Ammie, Come Home (1968)

Listening: Classical Gas
Georgetown #1
Some houses have a history you don't want to know. Ruth Bennett, mild-mannered widow and civil servant, discovers this when her spirited niece Sara comes to stay in her beautiful old Georgetown house. When a seance they host triggers something dark and old and evil, the two women, Sara's boyfriend Bruce, and his cynical anthropology professor Pat are sent digging through the house's history to try and find a solution. But as Sara sinks farther and farther into possession and Pat's behavior gets mysteriously more aggressive, time seems to be running out...
Spoilers Below
Some houses have a history you don't want to know. Ruth Bennett, mild-mannered widow and civil servant, discovers this when her spirited niece Sara comes to stay in her beautiful old Georgetown house. When a seance they host triggers something dark and old and evil, the two women, Sara's boyfriend Bruce, and his cynical anthropology professor Pat are sent digging through the house's history to try and find a solution. But as Sara sinks farther and farther into possession and Pat's behavior gets mysteriously more aggressive, time seems to be running out...
Spoilers Below
This is the first of MPM's modern-day Gothics (as compared to Victorian-set Master and Sons), and as with her other recent literary departure (The Jackal's Head), she's onto something good...even if she's not there quite yet.

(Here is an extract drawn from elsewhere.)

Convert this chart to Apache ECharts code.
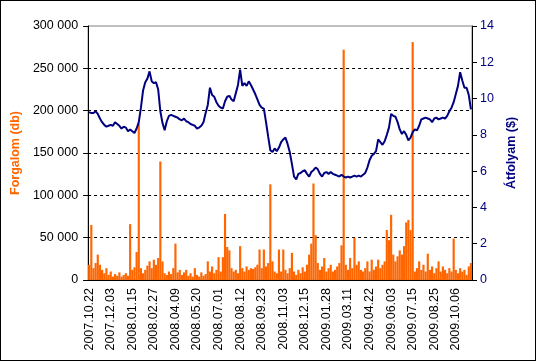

As a ghost-story, it's surprisingly good. Spooky, with an ominous atmosphere (that cellar!!), and a compelling Revolutionary-era mystery to sink one's teeth into. And it's nice, too, to see a slightly more mature character take center stage...particularly when that stage is one MPM is familiar with as well. She lived in Maryland, not too far from where this story is set.
Although perhaps it's too much familiarity for her. Ruth Bennett, an almost rebellious forty-ish woman with an endless array of muted pantsuits, has an exasperated attitude towards pizza, protests, and miniskirts that could only come from a critical forty-ish writer.
Sara, the niece who keeps getting possessed by a remarkably uncommunicative spirit, is appealing without somehow ever being fully fleshed out. Possibly because all the action of the story is driven by her boyfriend Bruce (who makes a particularly disgusting comment about how 'there are girls you seduce and girls you rape') and Ruth's pushy love interest Pat, who is still pushy even when he's not being possessed by an evil ghost.
Neither of these male characters is particularly surprising when considered in comparison with MPM's other '68 romance in The Jackal's Head, which is both paternalistic and violent. MPM will hit a surprisingly progressive romantic sweet spot eventually, writing heroes to make anyone swoon (John Smythe! Ramses!). But it's going to take a little time to grow into that writer.
Lucky for us, the great heroes are coming soon. Meantime, Ammie is worth a read...if you can close your eyes to a touch of toxic patriarchy and some significant condescension.
Favorite Line: "Bruce ate a mouthful of eggs and meditated. 'I wonder how many of the great heroes of history would turn out to be a slow runner, if you ever investigated the circumstances.'
Rating: ***
Notes:
*This is the only novel of MPM's to ever make it to film. Check out The House That Would Not Die (1970), a made-for-TV movie starring Barbara Stanwyck and Richard Egan. It makes some pretty significant changes to the overall story, and MPM hated it so much she refused to sell the rights to any of her books ever again.
*This is also the first of three interconnected books centered around Ruth, her family, their friends, and the Georgetown house. The other two are Shattered Silk and Stitches in Time.